Roger Wikell 1965-2019

roger
Roger visiting a runic inscription near his home in Sorunda (Sö 231) on 1 June 2019. Photo by Andreas Forsgren.

My dear colleague Roger Wikell died yesterday at age 54, from a heart attack while walking in the woods. Reading that sentence feels absurd. Roger was timeless, a tireless and ever-enthusiastic lover of archaeology, a hugely productive scholar. In addition to the human cost of a middle-aged family man with many friends falling away so abruptly, it is a major blow to Swedish archaeology. Because while other contributors to our discipline like to secure funding first and only then do research, Roger made constant empirical discoveries and wrote voluminously in his favourite fields regardless of whether he had any funding or not.
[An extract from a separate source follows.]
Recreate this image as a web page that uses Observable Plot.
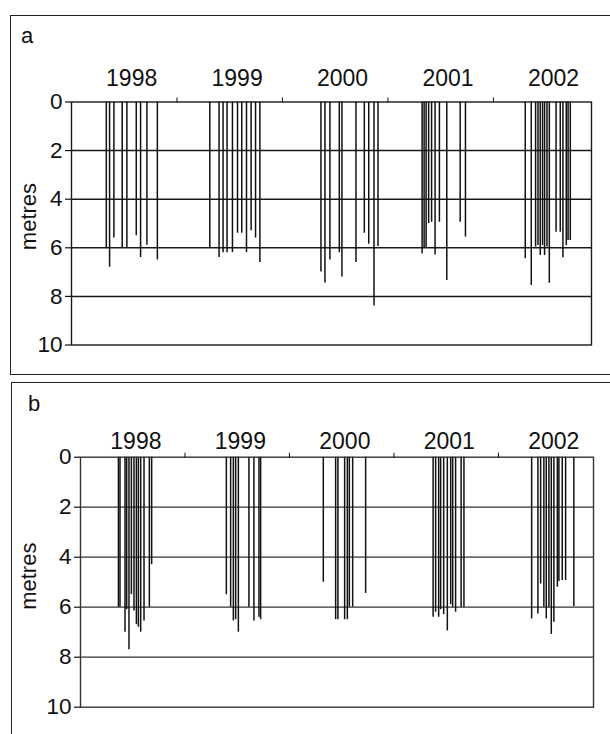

His main fields were Bronze Age rock art, Stone Age settlement sites with their knapped lithics, and Viking Period rune stones. But with contract archaeology as his main source of income, Roger excavated and wrote archive reports on all kinds of sites from every period of the past. There are 159 pieces of work to his name in VITALIS, the main bibliographical database for Swedish archaeology. I have about half of that, and I’m known to publish a lot.

When I got to know Roger in the early 00s he and his research partner of many years Mattias Pettersson were collaborating with a couple of scholars with PhDs. As I understood these collaborations, they were not on equal terms. Roger, Mattias and others provided huge amounts of new data from skilful field surveying, but they were diffident about writing their own analyses and sending them off to journals. They had preferred to be credited as collaborators by scholars with academic credentials. But this arrangement had started to chafe after 2000. The rate of output was too slow for Roger’s taste, and he wasn’t getting his ideas into print.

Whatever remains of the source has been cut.